### Your task
From the listing below, pull each line that includes "this".

### Excerpted data

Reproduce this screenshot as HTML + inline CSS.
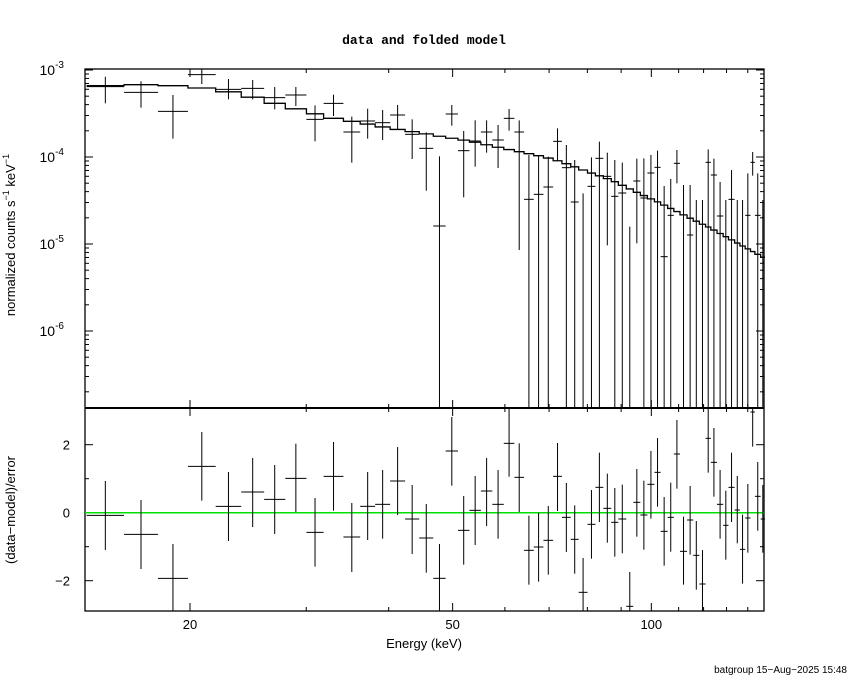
<!DOCTYPE html>
<html><head><meta charset="utf-8"><style>
html,body{margin:0;padding:0;background:#fff;}
svg{display:block;font-family:"Liberation Sans",sans-serif;}
</style></head><body>
<svg id="s" width="850" height="680" xmlns="http://www.w3.org/2000/svg">
<text x="424" y="44" font-size="13" text-anchor="middle" font-weight="bold" font-family="Liberation Mono, monospace">data and folded model</text>
<text x="424" y="648" font-size="13" text-anchor="middle">Energy (keV)</text>
<text x="847" y="673" font-size="10" text-anchor="end">batgroup 15−Aug−2025 15:48</text>
<text transform="translate(15,235) rotate(-90)" font-size="13" text-anchor="middle">normalized counts s<tspan dy="-6" font-size="9">−1</tspan><tspan dy="6"> keV</tspan><tspan dy="-6" font-size="9">−1</tspan></text>
<text transform="translate(15,510) rotate(-90)" font-size="13" text-anchor="middle">(data−model)/error</text>
<g id="g" stroke="#000" fill="none"></g>
</svg>
<script>
(function(){
const L=85,R=764,T=69,M=408,B=611;
const XE=e=>190+660*Math.log10(e/20);
const zx=v=>80+v/2.27;
let h='';
function ln(a,b,c,d,w,col){h+=`<line x1="${a}" y1="${b}" x2="${c}" y2="${d}" stroke-width="${w||1}" stroke="${col||'#000'}"/>`;}
function tx(x,y,t,anc,sz){h+=`<text x="${x}" y="${y}" font-size="${sz||13}" text-anchor="${anc||'middle'}" stroke="none" fill="#000">${t}</text>`;}
h+=`<rect x="${L}" y="${T}" width="${R-L}" height="${B-T}" stroke-width="1.3"/>`;
ln(L,M,R,M,2);
for(let e=20;e<=150;e+=10){
  const x=XE(e); if(x<L||x>R)continue;
  const maj=(e==20||e==50||e==100); const l=maj?8:4;
  ln(x,T,x,T+l);ln(x,M,x,M-l);ln(x,M,x,M+l);ln(x,B,x,B-l);
}
tx(XE(20),629,'20');tx(XE(50),629,'50');tx(XE(100),629,'100');
const YV=v=>70+87*(-3-Math.log10(v));
for(let d=-7;d<=-3;d++)for(let k=1;k<10;k++){const v=k*Math.pow(10,d);const y=YV(v);if(y<T-1||y>M)continue;const l=k==1?8:4;ln(L,y,L+l,y);ln(R,y,R-l,y);}
[-3,-4,-5,-6].forEach(d=>{const y=YV(Math.pow(10,d));h+=`<text x="64" y="${y+5}" font-size="14" text-anchor="end" stroke="none" fill="#000">10<tspan dy="-7" font-size="10">${d}</tspan></text>`;});
const RY=v=>512.7-34*v;
for(let v=-2;v<=2;v++){const y=RY(v);const l=v%2==0?8:4;ln(L,y,L+l,y);ln(R,y,R-l,y);}
tx(70,RY(2)+5,'2','end');tx(70,RY(0)+5,'0','end');tx(70,RY(-2)+5,'−2','end');
const res=[[15,100,346,243,450],[100,177,403,300,507],[177,245,535,432,635],[245,308,199,96,302],[308,366,319,216,423],[366,418,276,174,381],[418,466,298,195,402],[466,514,235,131,336],[514,553,397,294,500],[553,598,229,126,332],[598,636,411,309,516],[636,670,319,216,420],[670,704,313,210,416],[704,738,243,141,345],[738,770,357,255,462],[770,802,414,312,518],[802,830,535,432,640],[830,858,153,51,257],[858,884,391,288,494],[884,910,331,228,435],[910,936,273,174,378],[936,962,313,210,416],[962,986,130,26,230],[986,1008,232,130,336],[1008,1030,451,347,554],[1030,1052,441,338,545],[1052,1074,421,318,524],[1074,1094,229,129,333],[1094,1114,352,249,456],[1114,1132,418,316,521],[1132,1152,577,474,680],[1152,1170,373,270,476],[1170,1188,262,158,366],[1188,1206,325,221,428],[1206,1222,367,264,470],[1222,1240,357,254,460],[1240,1256,619,516,720],[1256,1272,307,207,410],[1272,1288,345,242,449],[1288,1304,253,153,356],[1304,1318,217,114,320],[1318,1334,394,291,497],[1334,1348,352,248,455],[1348,1362,162,60,266],[1362,1378,454,350,554],[1378,1392,360,258,464],[1392,1406,466,363,569],[1406,1420,552,450,655],[1420,1432,115,26,218],[1432,1446,187,84,290],[1446,1460,313,210,416],[1460,1472,376,272,479],[1472,1486,262,158,366],[1486,1498,330,228,430],[1498,1510,448,344,551],[1510,1522,354,252,458],[1522,1532,36,0,140],[1532,1545,289,186,392],[1545,1555,357,255,458]];
const cy=v=>Math.min(Math.max(400+v/3,M),B);
h+=`<line x1="${L}" y1="512.7" x2="${R}" y2="512.7" stroke="#00e000" stroke-width="1.5"/>`;
res.forEach(r=>{const a=zx(r[0]),b=zx(r[1]),c=(a+b)/2;const y=400+r[2]/3;if(y>M&&y<B)ln(a,y,b,y);ln(c,cy(r[3]),c,cy(r[4]));});
const tdat=[[80,50,130],[97,64,143],[154,105,236],[44,0,72],[88,57,118],[85,60,118],[113,81,148],[105,81,138],[178,136,244],[130,104,168],[216,170,308],[183,146,236],[188,150,240],[165,135,210],[223,178,297],[265,217,392],[498,289,null],[162,135,197],[272,213,412],[243,181,320],[216,181,278],[240,195,324],[175,147,212],[216,181,570],[418,285,null],[403,286,null],[381,290,null],[244,205,303],[323,255,null],[426,300,null],[null,400,null],[379,292,null],[295,245,null],[349,278,556],[409,300,null],[399,308,null],[null,500,null],[363,296,550],[414,295,null],[339,285,null],[322,272,null],[590,378,null],[466,357,null],[310,270,370],[null,375,null],[525,375,null],[null,420,null],[null,420,null],[307,268,null],[345,296,null],[468,366,null],[null,420,null],[418,330,null],[null,420,null],[null,420,null],[466,340,null],[307,276,347],[466,340,null],[null,420,null]];
const ty=v=>Math.min(Math.max(60+v/3,T),M);
res.forEach((r,i)=>{const t=tdat[i];if(!t)return;const a=zx(r[0]),b=zx(r[1]),c=(a+b)/2;if(t[0]!==null&&60+t[0]/3<M)ln(a,ty(t[0]),b,ty(t[0]));ln(c,ty(t[1]),c,t[2]===null?M:ty(t[2]));});
const mk=[[15,80],[100,74],[177,74],[245,80],[308,88],[366,103],[418,120],[466,140],[514,153],[553,170],[598,180],[636,188],[704,205],[770,218],[830,232],[884,243],[936,258],[986,272],[1052,290],[1094,306],[1152,335],[1206,360],[1256,392],[1318,430],[1378,470],[1432,505],[1500,555],[1555,595]];
function mY(q){for(let i=0;i<mk.length-1;i++)if(q<=mk[i+1][0]){const f=(q-mk[i][0])/(mk[i+1][0]-mk[i][0]);return mk[i][1]+f*(mk[i+1][1]-mk[i][1]);}return mk[mk.length-1][1];}
let p='';res.forEach((r,i)=>{const y=60+mY((r[0]+r[1])/2)/3;const a=zx(r[0]),b=zx(r[1]);p+=(i?'L':'M')+a+' '+y+'L'+b+' '+y;});
h+=`<path d="${p}" stroke-width="1.3"/>`;
document.getElementById('g').innerHTML=h;
})();
</script>
</body></html>
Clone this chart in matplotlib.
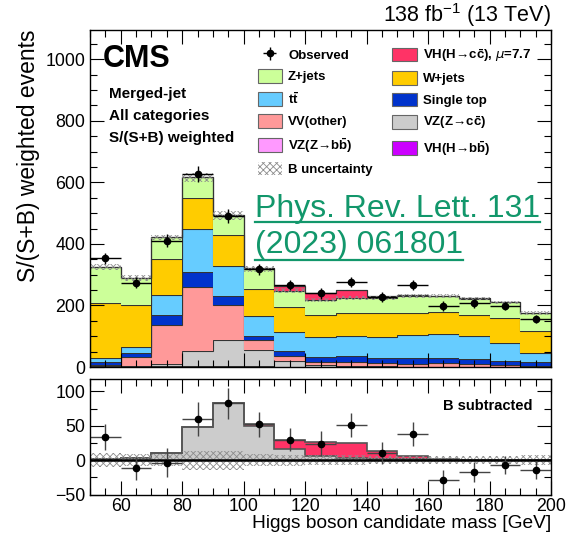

### Exercise response
Reproduce this screenshot as HTML + inline CSS.
Clone this chart in matplotlib.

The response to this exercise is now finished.